━━ Recorded data ━━

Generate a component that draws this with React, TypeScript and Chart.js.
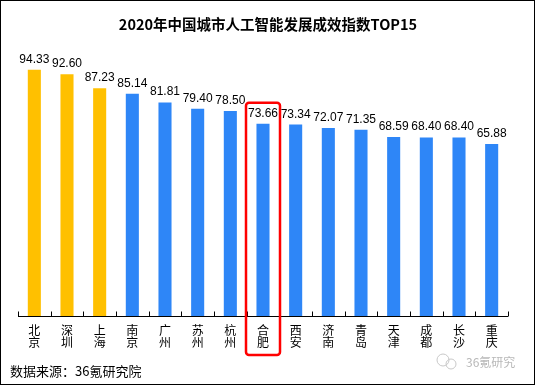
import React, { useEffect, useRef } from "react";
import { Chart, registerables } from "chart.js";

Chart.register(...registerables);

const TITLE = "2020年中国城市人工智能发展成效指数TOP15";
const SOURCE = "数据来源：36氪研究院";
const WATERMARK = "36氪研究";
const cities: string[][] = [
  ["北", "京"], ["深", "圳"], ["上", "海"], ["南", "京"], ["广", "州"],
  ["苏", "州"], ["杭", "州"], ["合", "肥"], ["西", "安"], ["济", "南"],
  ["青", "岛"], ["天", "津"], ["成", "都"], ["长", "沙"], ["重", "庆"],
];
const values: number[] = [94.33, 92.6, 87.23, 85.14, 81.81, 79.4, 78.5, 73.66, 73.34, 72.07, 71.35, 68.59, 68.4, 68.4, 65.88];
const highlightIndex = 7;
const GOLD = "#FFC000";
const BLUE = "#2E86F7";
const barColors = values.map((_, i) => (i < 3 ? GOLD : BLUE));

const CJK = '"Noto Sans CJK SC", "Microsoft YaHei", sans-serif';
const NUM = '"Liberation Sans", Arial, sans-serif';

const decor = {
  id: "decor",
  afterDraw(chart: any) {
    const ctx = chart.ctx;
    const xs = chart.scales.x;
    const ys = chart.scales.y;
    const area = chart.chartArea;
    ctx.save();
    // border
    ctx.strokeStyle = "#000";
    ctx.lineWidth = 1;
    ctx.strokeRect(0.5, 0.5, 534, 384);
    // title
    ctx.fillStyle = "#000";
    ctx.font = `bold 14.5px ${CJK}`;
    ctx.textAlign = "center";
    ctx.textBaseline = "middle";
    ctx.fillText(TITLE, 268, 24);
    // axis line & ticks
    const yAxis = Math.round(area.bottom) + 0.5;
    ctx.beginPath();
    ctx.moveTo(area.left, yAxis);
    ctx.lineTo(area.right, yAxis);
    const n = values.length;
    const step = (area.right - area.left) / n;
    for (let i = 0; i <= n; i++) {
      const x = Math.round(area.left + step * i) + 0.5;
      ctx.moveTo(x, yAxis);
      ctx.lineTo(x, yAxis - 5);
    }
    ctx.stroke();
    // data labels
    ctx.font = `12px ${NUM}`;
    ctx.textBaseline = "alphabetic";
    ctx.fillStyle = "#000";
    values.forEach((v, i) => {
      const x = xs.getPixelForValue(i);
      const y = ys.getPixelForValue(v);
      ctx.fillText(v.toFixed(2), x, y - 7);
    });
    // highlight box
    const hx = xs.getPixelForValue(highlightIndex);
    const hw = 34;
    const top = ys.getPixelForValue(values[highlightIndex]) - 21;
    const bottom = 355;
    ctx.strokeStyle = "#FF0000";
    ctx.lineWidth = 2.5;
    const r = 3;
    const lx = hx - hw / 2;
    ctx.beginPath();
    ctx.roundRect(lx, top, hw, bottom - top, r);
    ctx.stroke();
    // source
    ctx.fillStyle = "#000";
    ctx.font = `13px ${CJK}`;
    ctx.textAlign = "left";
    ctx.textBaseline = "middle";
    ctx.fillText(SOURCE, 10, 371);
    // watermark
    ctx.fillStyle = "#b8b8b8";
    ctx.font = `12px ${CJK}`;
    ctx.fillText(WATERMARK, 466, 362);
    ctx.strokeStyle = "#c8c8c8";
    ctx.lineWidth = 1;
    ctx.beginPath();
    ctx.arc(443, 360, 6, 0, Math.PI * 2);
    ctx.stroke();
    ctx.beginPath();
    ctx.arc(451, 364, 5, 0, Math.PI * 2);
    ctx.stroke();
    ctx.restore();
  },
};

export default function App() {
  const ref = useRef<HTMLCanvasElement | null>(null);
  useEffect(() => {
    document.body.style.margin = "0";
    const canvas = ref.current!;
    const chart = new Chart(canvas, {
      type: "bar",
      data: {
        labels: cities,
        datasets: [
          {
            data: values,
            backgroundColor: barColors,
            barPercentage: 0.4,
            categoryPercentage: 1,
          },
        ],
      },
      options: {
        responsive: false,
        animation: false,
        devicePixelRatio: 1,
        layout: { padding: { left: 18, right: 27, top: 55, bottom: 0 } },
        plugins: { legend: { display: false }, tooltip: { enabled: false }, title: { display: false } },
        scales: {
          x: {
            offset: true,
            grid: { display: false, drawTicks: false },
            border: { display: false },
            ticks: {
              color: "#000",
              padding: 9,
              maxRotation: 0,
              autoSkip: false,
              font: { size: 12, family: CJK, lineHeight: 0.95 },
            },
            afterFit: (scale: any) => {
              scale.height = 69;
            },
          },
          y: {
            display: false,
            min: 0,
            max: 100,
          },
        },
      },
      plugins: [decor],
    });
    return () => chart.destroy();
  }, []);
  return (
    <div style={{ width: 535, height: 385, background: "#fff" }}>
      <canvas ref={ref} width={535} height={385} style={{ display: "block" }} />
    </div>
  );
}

━━━

Give the data again exactly as written, with all pictures left out.

Written response:
Generate a component that draws this with React, TypeScript and Chart.js.
import React, { useEffect, useRef } from "react";
import { Chart, registerables } from "chart.js";

Chart.register(...registerables);

const TITLE = "2020年中国城市人工智能发展成效指数TOP15";
const SOURCE = "数据来源：36氪研究院";
const WATERMARK = "36氪研究";
const cities: string[][] = [
  ["北", "京"], ["深", "圳"], ["上", "海"], ["南", "京"], ["广", "州"],
  ["苏", "州"], ["杭", "州"], ["合", "肥"], ["西", "安"], ["济", "南"],
  ["青", "岛"], ["天", "津"], ["成", "都"], ["长", "沙"], ["重", "庆"],
];
const values: number[] = [94.33, 92.6, 87.23, 85.14, 81.81, 79.4, 78.5, 73.66, 73.34, 72.07, 71.35, 68.59, 68.4, 68.4, 65.88];
const highlightIndex = 7;
const GOLD = "#FFC000";
const BLUE = "#2E86F7";
const barColors = values.map((_, i) => (i < 3 ? GOLD : BLUE));

const CJK = '"Noto Sans CJK SC", "Microsoft YaHei", sans-serif';
const NUM = '"Liberation Sans", Arial, sans-serif';

const decor = {
  id: "decor",
  afterDraw(chart: any) {
    const ctx = chart.ctx;
    const xs = chart.scales.x;
    const ys = chart.scales.y;
    const area = chart.chartArea;
    ctx.save();
    // border
    ctx.strokeStyle = "#000";
    ctx.lineWidth = 1;
    ctx.strokeRect(0.5, 0.5, 534, 384);
    // title
    ctx.fillStyle = "#000";
    ctx.font = `bold 14.5px ${CJK}`;
    ctx.textAlign = "center";
    ctx.textBaseline = "middle";
    ctx.fillText(TITLE, 268, 24);
    // axis line & ticks
    const yAxis = Math.round(area.bottom) + 0.5;
    ctx.beginPath();
    ctx.moveTo(area.left, yAxis);
    ctx.lineTo(area.right, yAxis);
    const n = values.length;
    const step = (area.right - area.left) / n;
    for (let i = 0; i <= n; i++) {
      const x = Math.round(area.left + step * i) + 0.5;
      ctx.moveTo(x, yAxis);
      ctx.lineTo(x, yAxis - 5);
    }
    ctx.stroke();
    // data labels
    ctx.font = `12px ${NUM}`;
    ctx.textBaseline = "alphabetic";
    ctx.fillStyle = "#000";
    values.forEach((v, i) => {
      const x = xs.getPixelForValue(i);
      const y = ys.getPixelForValue(v);
      ctx.fillText(v.toFixed(2), x, y - 7);
    });
    // highlight box
    const hx = xs.getPixelForValue(highlightIndex);
    const hw = 34;
    const top = ys.getPixelForValue(values[highlightIndex]) - 21;
    const bottom = 355;
    ctx.strokeStyle = "#FF0000";
    ctx.lineWidth = 2.5;
    const r = 3;
    const lx = hx - hw / 2;
    ctx.beginPath();
    ctx.roundRect(lx, top, hw, bottom - top, r);
    ctx.stroke();
    // source
    ctx.fillStyle = "#000";
    ctx.font = `13px ${CJK}`;
    ctx.textAlign = "left";
    ctx.textBaseline = "middle";
    ctx.fillText(SOURCE, 10, 371);
    // watermark
    ctx.fillStyle = "#b8b8b8";
    ctx.font = `12px ${CJK}`;
    ctx.fillText(WATERMARK, 466, 362);
    ctx.strokeStyle = "#c8c8c8";
    ctx.lineWidth = 1;
    ctx.beginPath();
    ctx.arc(443, 360, 6, 0, Math.PI * 2);
    ctx.stroke();
    ctx.beginPath();
    ctx.arc(451, 364, 5, 0, Math.PI * 2);
    ctx.stroke();
    ctx.restore();
  },
};

export default function App() {
  const ref = useRef<HTMLCanvasElement | null>(null);
  useEffect(() => {
    document.body.style.margin = "0";
    const canvas = ref.current!;
    const chart = new Chart(canvas, {
      type: "bar",
      data: {
        labels: cities,
        datasets: [
          {
            data: values,
            backgroundColor: barColors,
            barPercentage: 0.4,
            categoryPercentage: 1,
          },
        ],
      },
      options: {
        responsive: false,
        animation: false,
        devicePixelRatio: 1,
        layout: { padding: { left: 18, right: 27, top: 55, bottom: 0 } },
        plugins: { legend: { display: false }, tooltip: { enabled: false }, title: { display: false } },
        scales: {
          x: {
            offset: true,
            grid: { display: false, drawTicks: false },
            border: { display: false },
            ticks: {
              color: "#000",
              padding: 9,
              maxRotation: 0,
              autoSkip: false,
              font: { size: 12, family: CJK, lineHeight: 0.95 },
            },
            afterFit: (scale: any) => {
              scale.height = 69;
            },
          },
          y: {
            display: false,
            min: 0,
            max: 100,
          },
        },
      },
      plugins: [decor],
    });
    return () => chart.destroy();
  }, []);
  return (
    <div style={{ width: 535, height: 385, background: "#fff" }}>
      <canvas ref={ref} width={535} height={385} style={{ display: "block" }} />
    </div>
  );
}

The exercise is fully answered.